→ Your task
Begin the copy with the line that contains "Rebuild this chart" and end it with the line that contains "plt.rcParams['font.family'] = ['Open". Print these lines exactly and omit all pictures.

→ Dataset content
# # #

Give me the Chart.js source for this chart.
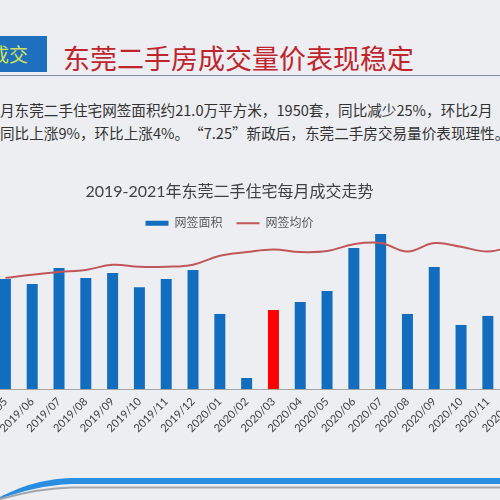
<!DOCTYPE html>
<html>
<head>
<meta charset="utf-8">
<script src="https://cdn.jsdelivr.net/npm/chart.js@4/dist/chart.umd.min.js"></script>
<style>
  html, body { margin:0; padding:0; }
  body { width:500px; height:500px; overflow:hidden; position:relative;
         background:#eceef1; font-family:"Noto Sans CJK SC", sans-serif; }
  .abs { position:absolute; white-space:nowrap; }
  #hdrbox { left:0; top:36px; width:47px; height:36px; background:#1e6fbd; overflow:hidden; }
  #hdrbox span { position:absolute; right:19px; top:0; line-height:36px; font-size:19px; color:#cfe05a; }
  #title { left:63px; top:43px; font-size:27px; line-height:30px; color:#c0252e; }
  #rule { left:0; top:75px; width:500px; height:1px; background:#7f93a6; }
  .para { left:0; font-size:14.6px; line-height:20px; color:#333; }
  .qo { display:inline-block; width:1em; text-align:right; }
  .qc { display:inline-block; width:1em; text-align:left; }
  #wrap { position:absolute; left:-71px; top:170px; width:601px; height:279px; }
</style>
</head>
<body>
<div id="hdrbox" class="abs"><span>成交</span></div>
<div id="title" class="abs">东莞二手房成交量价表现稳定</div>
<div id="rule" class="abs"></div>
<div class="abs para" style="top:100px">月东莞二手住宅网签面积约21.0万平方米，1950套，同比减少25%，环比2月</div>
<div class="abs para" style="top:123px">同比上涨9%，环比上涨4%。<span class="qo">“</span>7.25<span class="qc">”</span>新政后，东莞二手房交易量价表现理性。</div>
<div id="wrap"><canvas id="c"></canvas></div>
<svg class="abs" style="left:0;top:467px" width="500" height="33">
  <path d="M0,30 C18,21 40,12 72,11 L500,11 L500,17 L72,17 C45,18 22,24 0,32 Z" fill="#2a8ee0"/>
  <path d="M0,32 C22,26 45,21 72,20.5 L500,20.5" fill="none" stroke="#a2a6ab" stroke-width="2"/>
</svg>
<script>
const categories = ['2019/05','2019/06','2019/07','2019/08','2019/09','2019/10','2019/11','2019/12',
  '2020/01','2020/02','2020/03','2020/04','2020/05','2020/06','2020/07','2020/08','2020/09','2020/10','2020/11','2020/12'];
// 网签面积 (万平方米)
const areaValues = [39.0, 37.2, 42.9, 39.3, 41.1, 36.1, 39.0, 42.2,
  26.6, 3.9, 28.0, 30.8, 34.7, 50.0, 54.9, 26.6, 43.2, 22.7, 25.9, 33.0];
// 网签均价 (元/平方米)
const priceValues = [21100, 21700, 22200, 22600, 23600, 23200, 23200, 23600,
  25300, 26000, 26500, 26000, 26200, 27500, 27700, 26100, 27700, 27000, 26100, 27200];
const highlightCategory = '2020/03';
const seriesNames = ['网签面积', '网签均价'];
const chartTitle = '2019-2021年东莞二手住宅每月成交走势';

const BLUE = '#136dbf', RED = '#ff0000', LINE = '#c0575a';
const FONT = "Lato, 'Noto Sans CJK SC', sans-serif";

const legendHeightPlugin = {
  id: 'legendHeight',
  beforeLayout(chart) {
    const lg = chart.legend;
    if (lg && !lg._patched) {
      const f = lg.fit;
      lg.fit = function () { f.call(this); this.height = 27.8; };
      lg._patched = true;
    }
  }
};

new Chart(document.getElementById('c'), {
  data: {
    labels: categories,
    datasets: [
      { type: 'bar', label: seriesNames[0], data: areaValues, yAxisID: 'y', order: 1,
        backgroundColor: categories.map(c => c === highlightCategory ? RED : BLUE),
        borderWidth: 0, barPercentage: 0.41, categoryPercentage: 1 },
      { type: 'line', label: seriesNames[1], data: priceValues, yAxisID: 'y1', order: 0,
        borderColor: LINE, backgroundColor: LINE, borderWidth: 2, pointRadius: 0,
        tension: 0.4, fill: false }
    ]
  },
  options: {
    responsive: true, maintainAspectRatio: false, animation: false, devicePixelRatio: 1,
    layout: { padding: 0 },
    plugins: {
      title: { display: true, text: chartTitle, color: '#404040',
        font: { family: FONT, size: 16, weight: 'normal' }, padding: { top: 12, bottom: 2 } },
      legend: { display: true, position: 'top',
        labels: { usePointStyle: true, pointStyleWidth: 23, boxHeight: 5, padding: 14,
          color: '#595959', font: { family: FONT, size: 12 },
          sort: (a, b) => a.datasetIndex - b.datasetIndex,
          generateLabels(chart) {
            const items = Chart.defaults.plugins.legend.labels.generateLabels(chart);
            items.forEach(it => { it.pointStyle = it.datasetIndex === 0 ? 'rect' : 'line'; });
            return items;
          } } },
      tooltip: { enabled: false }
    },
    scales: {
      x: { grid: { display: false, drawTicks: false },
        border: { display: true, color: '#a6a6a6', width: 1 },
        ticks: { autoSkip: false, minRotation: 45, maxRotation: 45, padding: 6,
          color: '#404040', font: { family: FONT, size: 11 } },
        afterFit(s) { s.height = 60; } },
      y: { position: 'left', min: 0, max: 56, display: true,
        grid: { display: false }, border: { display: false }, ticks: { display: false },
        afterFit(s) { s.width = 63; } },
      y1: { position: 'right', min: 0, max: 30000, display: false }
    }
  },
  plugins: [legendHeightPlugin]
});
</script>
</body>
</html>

# # #

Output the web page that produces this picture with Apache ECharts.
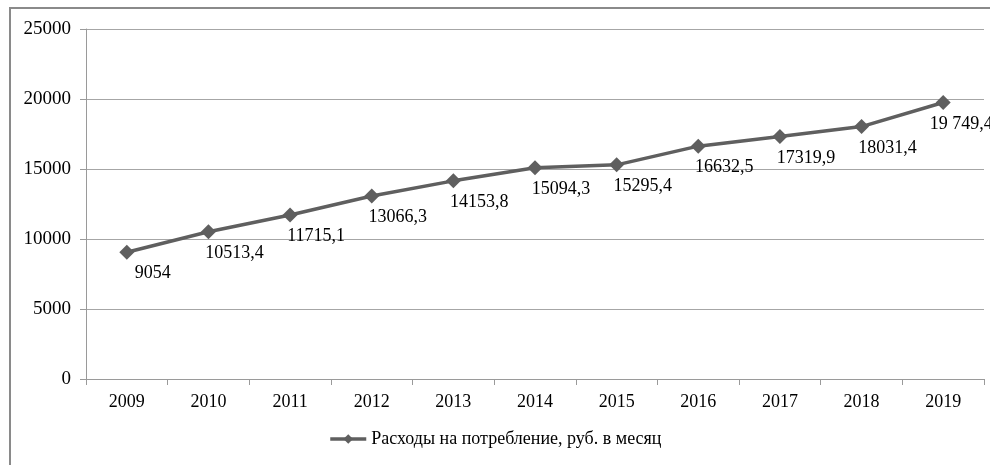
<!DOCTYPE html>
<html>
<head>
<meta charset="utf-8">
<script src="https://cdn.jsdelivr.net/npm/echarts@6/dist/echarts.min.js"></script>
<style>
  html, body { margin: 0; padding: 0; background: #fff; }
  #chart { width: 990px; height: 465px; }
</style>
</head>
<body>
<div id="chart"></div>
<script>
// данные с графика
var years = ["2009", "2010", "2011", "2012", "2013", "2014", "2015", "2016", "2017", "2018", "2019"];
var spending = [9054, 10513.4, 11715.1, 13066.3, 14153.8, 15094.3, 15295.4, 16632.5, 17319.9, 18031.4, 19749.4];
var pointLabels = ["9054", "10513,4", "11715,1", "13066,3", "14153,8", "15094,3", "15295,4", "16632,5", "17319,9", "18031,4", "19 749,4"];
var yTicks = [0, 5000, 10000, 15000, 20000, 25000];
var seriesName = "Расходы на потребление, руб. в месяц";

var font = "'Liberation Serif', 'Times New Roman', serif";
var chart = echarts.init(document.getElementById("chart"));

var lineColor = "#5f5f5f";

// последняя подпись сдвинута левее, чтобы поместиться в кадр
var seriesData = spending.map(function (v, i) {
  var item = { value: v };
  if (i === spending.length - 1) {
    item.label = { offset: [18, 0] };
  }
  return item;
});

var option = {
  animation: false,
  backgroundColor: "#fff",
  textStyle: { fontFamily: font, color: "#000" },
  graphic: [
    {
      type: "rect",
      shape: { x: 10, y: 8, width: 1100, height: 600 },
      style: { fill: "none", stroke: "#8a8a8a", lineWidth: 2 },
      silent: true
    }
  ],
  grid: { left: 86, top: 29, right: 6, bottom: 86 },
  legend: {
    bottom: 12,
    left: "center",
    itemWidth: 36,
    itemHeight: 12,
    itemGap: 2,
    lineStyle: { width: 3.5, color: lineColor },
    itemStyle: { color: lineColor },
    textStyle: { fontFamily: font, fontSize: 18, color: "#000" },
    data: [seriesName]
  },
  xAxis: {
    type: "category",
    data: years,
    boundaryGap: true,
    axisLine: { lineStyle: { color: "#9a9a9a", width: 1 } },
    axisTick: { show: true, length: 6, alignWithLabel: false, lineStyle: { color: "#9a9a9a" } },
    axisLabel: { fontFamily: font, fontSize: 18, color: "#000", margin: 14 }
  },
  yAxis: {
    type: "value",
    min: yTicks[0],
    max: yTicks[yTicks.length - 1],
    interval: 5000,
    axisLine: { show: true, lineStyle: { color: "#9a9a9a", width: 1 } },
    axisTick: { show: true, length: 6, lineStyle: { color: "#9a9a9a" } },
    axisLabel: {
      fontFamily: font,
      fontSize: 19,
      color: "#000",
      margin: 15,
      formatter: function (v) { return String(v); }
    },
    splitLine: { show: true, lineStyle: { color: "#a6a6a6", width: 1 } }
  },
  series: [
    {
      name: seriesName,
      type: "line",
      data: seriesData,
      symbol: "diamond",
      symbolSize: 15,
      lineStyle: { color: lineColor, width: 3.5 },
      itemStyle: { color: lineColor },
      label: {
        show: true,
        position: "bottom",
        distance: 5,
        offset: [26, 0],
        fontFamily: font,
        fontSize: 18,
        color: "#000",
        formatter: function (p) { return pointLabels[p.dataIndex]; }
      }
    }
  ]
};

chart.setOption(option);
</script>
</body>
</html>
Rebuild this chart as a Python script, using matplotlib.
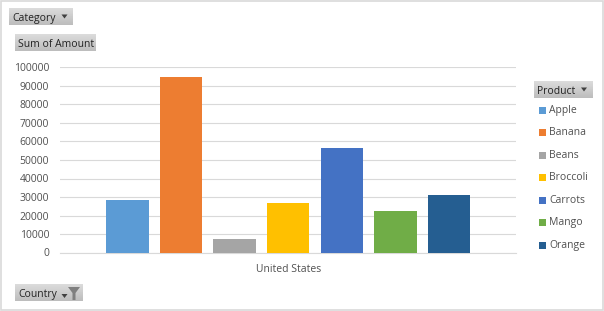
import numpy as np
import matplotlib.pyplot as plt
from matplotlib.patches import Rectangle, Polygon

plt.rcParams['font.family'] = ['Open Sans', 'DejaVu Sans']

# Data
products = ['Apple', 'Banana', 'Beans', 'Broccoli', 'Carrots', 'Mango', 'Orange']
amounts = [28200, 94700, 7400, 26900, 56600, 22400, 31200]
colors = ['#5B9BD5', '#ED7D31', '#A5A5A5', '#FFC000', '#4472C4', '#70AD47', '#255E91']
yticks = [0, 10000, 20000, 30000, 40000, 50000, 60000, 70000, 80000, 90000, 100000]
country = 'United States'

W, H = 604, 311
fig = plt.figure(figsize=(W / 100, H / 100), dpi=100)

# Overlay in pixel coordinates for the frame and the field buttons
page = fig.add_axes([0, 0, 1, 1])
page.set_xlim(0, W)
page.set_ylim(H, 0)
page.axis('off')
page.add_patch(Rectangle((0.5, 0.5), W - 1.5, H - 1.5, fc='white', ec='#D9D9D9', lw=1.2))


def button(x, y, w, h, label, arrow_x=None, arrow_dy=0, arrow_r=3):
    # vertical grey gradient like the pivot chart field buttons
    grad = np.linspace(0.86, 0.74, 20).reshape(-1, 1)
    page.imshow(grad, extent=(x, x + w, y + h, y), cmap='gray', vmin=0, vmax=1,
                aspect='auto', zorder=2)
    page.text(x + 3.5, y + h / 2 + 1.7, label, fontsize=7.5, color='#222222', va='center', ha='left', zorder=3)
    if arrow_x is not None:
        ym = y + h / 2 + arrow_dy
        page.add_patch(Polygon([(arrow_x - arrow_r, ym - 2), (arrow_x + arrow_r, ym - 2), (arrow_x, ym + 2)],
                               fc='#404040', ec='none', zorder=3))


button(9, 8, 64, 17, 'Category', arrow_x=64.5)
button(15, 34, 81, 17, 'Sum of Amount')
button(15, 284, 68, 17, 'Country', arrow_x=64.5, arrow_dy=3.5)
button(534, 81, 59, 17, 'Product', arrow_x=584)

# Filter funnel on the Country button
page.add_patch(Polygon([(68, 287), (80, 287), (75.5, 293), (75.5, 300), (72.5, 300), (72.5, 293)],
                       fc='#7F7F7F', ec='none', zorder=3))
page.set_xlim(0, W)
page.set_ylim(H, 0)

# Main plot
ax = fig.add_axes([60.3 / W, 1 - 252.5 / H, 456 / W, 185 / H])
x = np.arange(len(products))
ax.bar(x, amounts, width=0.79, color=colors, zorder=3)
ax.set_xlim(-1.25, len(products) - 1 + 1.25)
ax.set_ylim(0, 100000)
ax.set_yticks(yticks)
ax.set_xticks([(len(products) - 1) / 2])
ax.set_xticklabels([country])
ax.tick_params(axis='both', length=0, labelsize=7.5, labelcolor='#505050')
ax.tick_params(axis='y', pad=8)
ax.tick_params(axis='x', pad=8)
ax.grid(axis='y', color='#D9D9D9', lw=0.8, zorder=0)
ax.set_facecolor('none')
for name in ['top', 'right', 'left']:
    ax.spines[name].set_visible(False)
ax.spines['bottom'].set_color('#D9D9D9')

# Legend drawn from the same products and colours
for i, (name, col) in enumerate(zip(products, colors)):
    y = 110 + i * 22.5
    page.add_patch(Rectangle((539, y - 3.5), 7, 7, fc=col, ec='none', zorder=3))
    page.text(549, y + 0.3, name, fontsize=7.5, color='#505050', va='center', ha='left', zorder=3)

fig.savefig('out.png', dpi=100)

# # #

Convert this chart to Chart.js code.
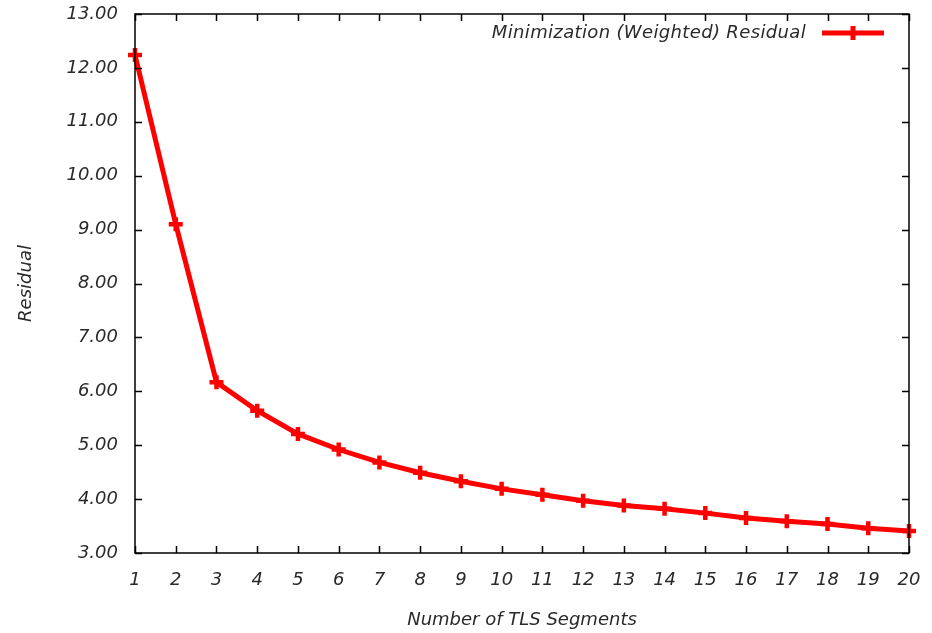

# # #

→ Finished task
Rebuild this chart as a Python script, using matplotlib.
import numpy as np
import matplotlib.pyplot as plt
from matplotlib.patches import Rectangle, Polygon

plt.rcParams['font.family'] = ['Open Sans', 'DejaVu Sans']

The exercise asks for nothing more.